Parece insano a princípio, se dar ao trabalho de fazer um prelúdio detalhado e bem planejado e então colocar buracos nele, mas pense como um narrador vai por você em cena? Como ele vai ligar você a um enredo que ele muito provavelmente havia criado antes de você criar seu prelúdio?
Pontas soltas não precisam ser grandes mistérios envolvendo o personagem.
Talvez o fato de ele nunca ter visto diretamente o próprio chefe do trabalho...
Aquele parente que ele não vê há anos ter mandado uma carta agendando uma visita...

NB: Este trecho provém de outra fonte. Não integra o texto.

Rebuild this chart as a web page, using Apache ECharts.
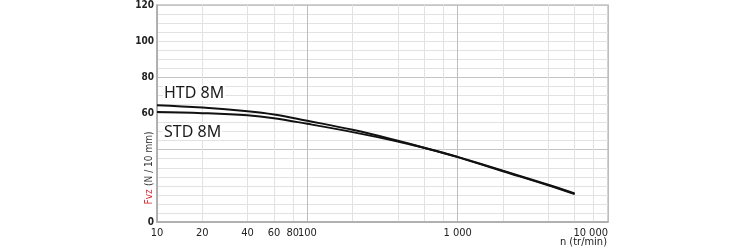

Aquele porão que ele nunca teve tempo de limpar, onde o último dono deixou quinquilharias...
Qualquer pequena lacuna pode ser usada como um gancho pelo narrador. Isso reduz drasticamente o stress da primeira sessão de jogo onde normalmente o narrador perde um bom tempo inventando algo para seu personagem entrar na estória, tente direcionar essas lacunas de modo que elas se adéquem mais facilmente ao cenário escolhido. Facilite o trabalho dele e você se divertirá bem mais durante o jogo.